As suggested by earlier posters, make some for yourself and give your husband the opportunity to care for his mother by himself.
Don't tell hubby what she did or said. Just create a new way of doing things around the house. If she can manage a certain task, she does it. She can fold clothes even if she can't get to laundry room. She can probably load a dishwasher or hand wash dishes --- ask her to do that while you put meals away. (Do NOT correct the way she does something if it's different than your method - creates excuse for her not to do it again).
If you leave house for a while - tell her where you're going. If there is question time when you return, brief answers. Or tell her ahead of time you'll be gone longer than you anticipate. Every once in a while, take her with you to get coffee or special treat so she doesn't feel like you come/go and she doesn't get out much.
When hubby tells her he's going to take her somewhere on the weekend, put it on the calendar on frig and hold him to it. These mother/son trips are supposedly so you can have some time to yourself, so put your time on calendar too. Them: Breakfast at 9am Sunday You: Meet friend at 9:30am Sunday -- then leave or don't leave the house. On Saturday night, remind everyone of the plans -- I'm meeting Betty at 9:30 to go to mall. Where are you and MIL going for breakfast?? From time to time - go with them to breakfast, return to house to get your car and say you're going to run to the mall to look for something.

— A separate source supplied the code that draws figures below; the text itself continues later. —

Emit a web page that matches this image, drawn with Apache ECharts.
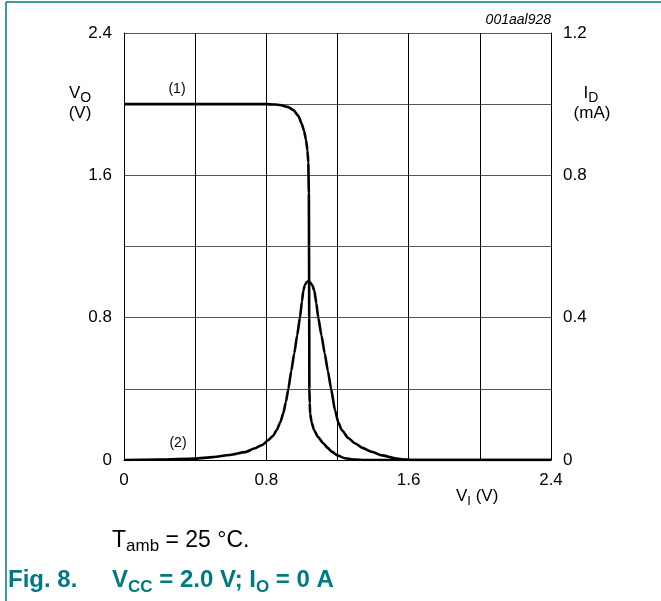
<!DOCTYPE html>
<html>
<head>
<meta charset="utf-8">
<script src="https://cdn.jsdelivr.net/npm/echarts@6/dist/echarts.min.js"></script>
<style>
html,body{margin:0;padding:0;background:#fff;}
#chart{width:661px;height:601px;}
</style>
</head>
<body>
<div id="chart"></div>
<script>
// ---- data ----
const voCurve = [ // [V_I (V), V_O (V)]  curve (1)
  [0, 2.0], [0.4, 2.0], [0.8, 2.0], [0.85, 1.998], [0.877, 1.995], [0.92, 1.985],
  [0.952, 1.967], [0.98, 1.935], [0.999, 1.89], [1.012, 1.85], [1.023, 1.80],
  [1.031, 1.74], [1.036, 1.67], [1.039, 1.5], [1.040, 1.2], [1.041, 0.8],
  [1.042, 0.4], [1.044, 0.32], [1.046, 0.262], [1.055, 0.21], [1.068, 0.169],
  [1.09, 0.13], [1.12, 0.094], [1.145, 0.068], [1.168, 0.047], [1.2, 0.025],
  [1.242, 0.010], [1.3, 0.002], [1.35, 0], [2.4, 0]
];
const idCurve = [ // [V_I (V), I_D (mA)]  curve (2)
  [0, 0], [0.2, 0.001], [0.4, 0.004], [0.5, 0.008], [0.596, 0.014], [0.68, 0.022],
  [0.736, 0.033], [0.78, 0.043], [0.811, 0.056], [0.838, 0.068], [0.858, 0.084],
  [0.878, 0.105], [0.895, 0.131], [0.91, 0.163], [0.924, 0.2], [0.94, 0.25],
  [0.957, 0.3], [0.973, 0.35], [0.989, 0.4], [1.0, 0.445], [1.008, 0.476],
  [1.017, 0.492], [1.027, 0.5], [1.036, 0.502], [1.046, 0.499], [1.058, 0.492],
  [1.07, 0.476], [1.081, 0.44], [1.092, 0.4], [1.11, 0.35], [1.128, 0.3],
  [1.146, 0.25], [1.164, 0.2], [1.186, 0.14], [1.205, 0.105], [1.224, 0.084],
  [1.26, 0.062], [1.298, 0.047], [1.34, 0.034], [1.392, 0.023], [1.45, 0.013],
  [1.523, 0.005], [1.58, 0.001], [1.62, 0], [2.4, 0]
];
const xTickLabels = ['0', '0.8', '1.6', '2.4'];
const yLeftTickLabels = ['0', '0.8', '1.6', '2.4'];
const yRightTickLabels = ['0', '0.4', '0.8', '1.2'];

// ---- chart ----
const FONT = 'Liberation Sans, Arial, sans-serif';
const TEAL = '#007a80';
function pickLabel(labels, step) {
  return function (v) {
    const k = v / step;
    if (Math.abs(k - Math.round(k)) < 1e-6) {
      const i = Math.round(k);
      return labels[i] !== undefined ? labels[i] : '';
    }
    return '';
  };
}
function richSet(size, subSize, color, bold) {
  const w = bold ? 'bold' : 'normal';
  return {
    m: {fontSize: size, fontWeight: w, fontFamily: FONT, fill: color, lineHeight: Math.round(size * 1.15), verticalAlign: 'top'},
    s: {fontSize: subSize, fontWeight: w, fontFamily: FONT, fill: color, lineHeight: Math.round(subSize * 0.75), verticalAlign: 'bottom'}
  };
}
const chart = echarts.init(document.getElementById('chart'), null, {renderer: 'canvas'});
const labelStyle = {color: '#000', fontFamily: FONT, fontSize: 17};
chart.setOption({
  animation: false,
  backgroundColor: '#fff',
  grid: {left: 124, right: 110, top: 33, bottom: 141, containLabel: false},
  xAxis: {
    type: 'value', min: 0, max: 2.4, interval: 0.4,
    axisLine: {show: true, onZero: false, lineStyle: {color: '#000', width: 1}},
    axisTick: {show: false},
    axisLabel: Object.assign({margin: 12, formatter: pickLabel(xTickLabels, 0.8)}, labelStyle),
    splitLine: {show: true, lineStyle: {color: '#000', width: 1}}
  },
  yAxis: [{
    type: 'value', min: 0, max: 2.4, interval: 0.4, position: 'left',
    axisLine: {show: true, onZero: false, lineStyle: {color: '#000', width: 1}},
    axisTick: {show: false},
    axisLabel: Object.assign({margin: 12, formatter: pickLabel(yLeftTickLabels, 0.8)}, labelStyle),
    splitLine: {show: true, lineStyle: {color: '#555', width: 1}}
  }, {
    type: 'value', min: 0, max: 1.2, interval: 0.2, position: 'right',
    axisLine: {show: true, onZero: false, lineStyle: {color: '#000', width: 1}},
    axisTick: {show: false},
    axisLabel: Object.assign({margin: 12, formatter: pickLabel(yRightTickLabels, 0.4)}, labelStyle),
    splitLine: {show: false}
  }],
  series: [{
    type: 'line', name: '(1)', yAxisIndex: 0, data: voCurve,
    showSymbol: false, symbol: 'none', smooth: 0.2, smoothMonotone: 'x',
    lineStyle: {color: '#000', width: 2.6}, z: 5
  }, {
    type: 'line', name: '(2)', yAxisIndex: 1, data: idCurve,
    showSymbol: false, symbol: 'none', smooth: 0.2, smoothMonotone: 'x',
    lineStyle: {color: '#000', width: 2.6}, z: 5
  }],
  graphic: [
    {type: 'line', shape: {x1: 6, y1: 2, x2: 661, y2: 2}, style: {stroke: TEAL, lineWidth: 1.5}},
    {type: 'line', shape: {x1: 6, y1: 2, x2: 6, y2: 601}, style: {stroke: TEAL, lineWidth: 1.5}},
    {type: 'text', x: 551, y: 20, style: {text: '001aal928', font: 'italic 14px ' + FONT, fill: '#000', textAlign: 'right', textVerticalAlign: 'middle'}},
    {type: 'text', x: 80, y: 95, style: {text: '{m|V}{s|O}', textAlign: 'center', textVerticalAlign: 'middle', rich: richSet(17, 14, '#000', false)}},
    {type: 'text', x: 80, y: 113, style: {text: '(V)', font: '17px ' + FONT, fill: '#000', textAlign: 'center', textVerticalAlign: 'middle'}},
    {type: 'text', x: 591, y: 95, style: {text: '{m|I}{s|D}', textAlign: 'center', textVerticalAlign: 'middle', rich: richSet(17, 14, '#000', false)}},
    {type: 'text', x: 592, y: 113, style: {text: '(mA)', font: '17px ' + FONT, fill: '#000', textAlign: 'center', textVerticalAlign: 'middle'}},
    {type: 'text', x: 177, y: 89, style: {text: '(1)', font: '14px ' + FONT, fill: '#000', textAlign: 'center', textVerticalAlign: 'middle'}},
    {type: 'text', x: 178, y: 443, style: {text: '(2)', font: '14px ' + FONT, fill: '#000', textAlign: 'center', textVerticalAlign: 'middle'}},
    {type: 'text', x: 456, y: 498, style: {text: '{m|V}{s|I}{m| (V)}', textAlign: 'left', textVerticalAlign: 'middle', rich: richSet(17, 13, '#000', false)}},
    {type: 'text', x: 112, y: 542, style: {text: '{m|T}{s|amb}{m| = 25 °C.}', textAlign: 'left', textVerticalAlign: 'middle', rich: richSet(23, 17, '#000', false)}},
    {type: 'text', x: 8, y: 582, style: {text: '{m|Fig. 8.}', textAlign: 'left', textVerticalAlign: 'middle', rich: richSet(24, 17, TEAL, true)}},
    {type: 'text', x: 112, y: 582, style: {text: '{m|V}{s|CC}{m| = 2.0 V; I}{s|O}{m| = 0 A}', textAlign: 'left', textVerticalAlign: 'middle', rich: richSet(24, 17, TEAL, true)}}
  ]
});
</script>
</body>
</html>
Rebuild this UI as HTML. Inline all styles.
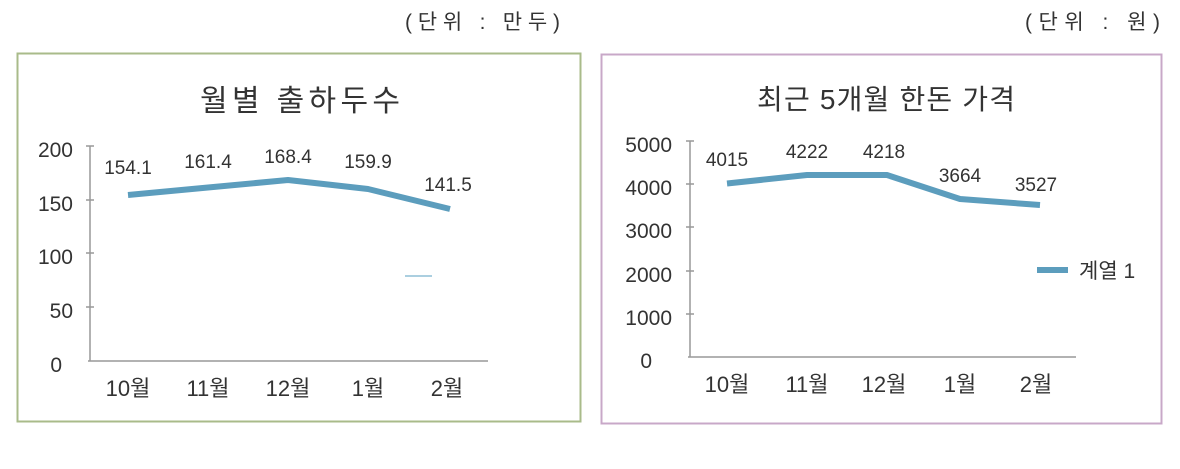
<!DOCTYPE html>
<html><head><meta charset="utf-8"><style>
body{margin:0;background:#fff;}
svg text{font-family:"Liberation Sans","Noto Sans CJK KR",sans-serif;fill:#333;}
</style></head><body>
<svg width="1180" height="464" viewBox="0 0 1180 464" xmlns="http://www.w3.org/2000/svg">
<rect width="1180" height="464" fill="#fff"/>
<text x="405" y="29" font-size="21" fill="#444" textLength="155" lengthAdjust="spacing">(단위 : 만두)</text>
<text x="1025" y="29" font-size="21" fill="#444" textLength="135" lengthAdjust="spacing">(단위 : 원)</text>
<!-- Left -->
<rect x="17.5" y="53.5" width="563" height="368" fill="#fff" stroke="#a9bb8a" stroke-width="2"/>
<text x="300" y="111" font-size="30" text-anchor="middle" textLength="200" lengthAdjust="spacing">월별 출하두수</text>
<g stroke="#999" stroke-width="1.5">
<line x1="90" y1="146" x2="90" y2="361"/>
<line x1="88" y1="361" x2="488" y2="361"/>
<line x1="86" y1="146" x2="94" y2="146"/><line x1="86" y1="200" x2="94" y2="200"/><line x1="86" y1="253" x2="94" y2="253"/><line x1="86" y1="307" x2="94" y2="307"/>
</g>
<g font-size="21" text-anchor="end">
<text x="73" y="157">200</text><text x="73" y="211">150</text><text x="73" y="264">100</text><text x="73" y="318">50</text><text x="62" y="372">0</text>
</g>
<polyline points="128,195 208,187.5 288,180 368,189 450,209" fill="none" stroke="#5c9dbd" stroke-width="6" stroke-linejoin="round"/>
<line x1="405" y1="276" x2="432" y2="276" stroke="#8fbfd6" stroke-width="1.5"/>
<g font-size="19" text-anchor="middle">
<text x="128" y="174">154.1</text><text x="208" y="168">161.4</text><text x="288" y="163">168.4</text><text x="368" y="168">159.9</text><text x="448" y="191">141.5</text>
</g>
<g font-size="22" text-anchor="middle">
<text x="128" y="396">10월</text><text x="208" y="396">11월</text><text x="288" y="396">12월</text><text x="368" y="396">1월</text><text x="447" y="396">2월</text>
</g>
<!-- Right -->
<rect x="601.5" y="54.5" width="560" height="369" fill="#fff" stroke="#c8a8c8" stroke-width="2"/>
<text x="886" y="109" font-size="28" text-anchor="middle" textLength="258" lengthAdjust="spacing">최근 5개월 한돈 가격</text>
<g stroke="#999" stroke-width="1.5">
<line x1="690" y1="141" x2="690" y2="357"/>
<line x1="688" y1="357" x2="1076" y2="357"/>
<line x1="686" y1="141" x2="694" y2="141"/><line x1="686" y1="184" x2="694" y2="184"/><line x1="686" y1="227" x2="694" y2="227"/><line x1="686" y1="271" x2="694" y2="271"/><line x1="686" y1="314" x2="694" y2="314"/>
</g>
<g font-size="21" text-anchor="end">
<text x="672" y="152">5000</text><text x="672" y="195">4000</text><text x="672" y="238">3000</text><text x="672" y="282">2000</text><text x="672" y="325">1000</text><text x="652" y="368">0</text>
</g>
<polyline points="727,183.5 807,175 887,175 960,199 1040,205" fill="none" stroke="#5c9dbd" stroke-width="6" stroke-linejoin="round"/>
<g font-size="19" text-anchor="middle">
<text x="727" y="166">4015</text><text x="807" y="158">4222</text><text x="884" y="158">4218</text><text x="960" y="182">3664</text><text x="1036" y="191">3527</text>
</g>
<line x1="1037" y1="270" x2="1068" y2="270" stroke="#5c9dbd" stroke-width="6"/>
<text x="1079" y="278" font-size="21">계열 1</text>
<g font-size="22" text-anchor="middle">
<text x="727" y="392">10월</text><text x="807" y="392">11월</text><text x="884" y="392">12월</text><text x="960" y="392">1월</text><text x="1036" y="392">2월</text>
</g>
</svg>
</body></html>
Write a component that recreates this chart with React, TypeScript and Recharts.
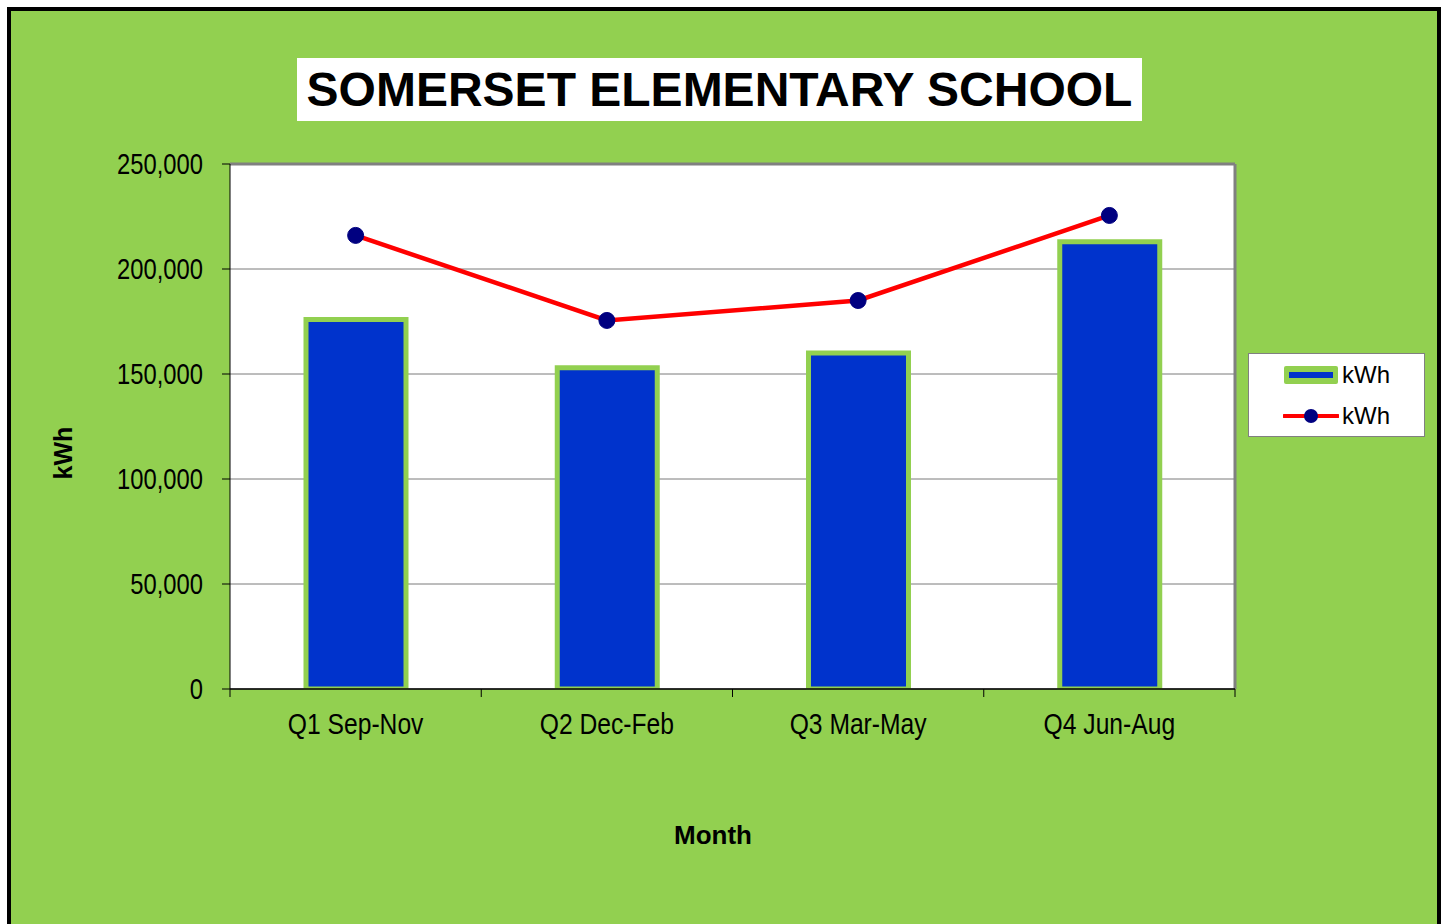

If MIL has any friends in the area - invite one over for a luncheon for the two of them. You leave the house and do your thing. If mom has any other children or siblings that still do well on their own, arrange for mom to visit with them a week or so. You might also consider a PT job outside the house to break this 'waiting on her' routine that got started. If mom is able to do things, she is able to do things.
care for his mother who clearly can look after herself up to a point and definitely speak for herself. There’s no way I’d do that to my husband in regards to my father’s care. It wouldn’t work, as my husband only tolerates my father for my sake, but even my father isn’t as insufferable as the OPs MIL. My brother and sister would definitely be called upon to move him into care whether they liked it or not. I hope the OP has the courage that I lack to save her mental health before it’s too late, even if it means ending her marriage.
Not an excuse to be waited on. Set the rules and boundaries and stick to them. Maybe mom will complain about you enough to leave. lol
I like the advice of making dinner at a specific time and it's on her to feed herself.
Your husband not sticking up for you throws up red signs.
I also saw advice on finding a job. that is what I would do. bless you sweetie. My pet peeve is being questioned unnecessarily and that would drive me crazy!
Tell your husband you are neither nurse nor maid to your MIL and tell him you will hire help for your mom but you wash your hands with this situation. If he does not like that she can go to a home. You will quickly burn out and burn up if something isn't done.
I sure hope this advice helps. I had a MIL like that once! Not fun!!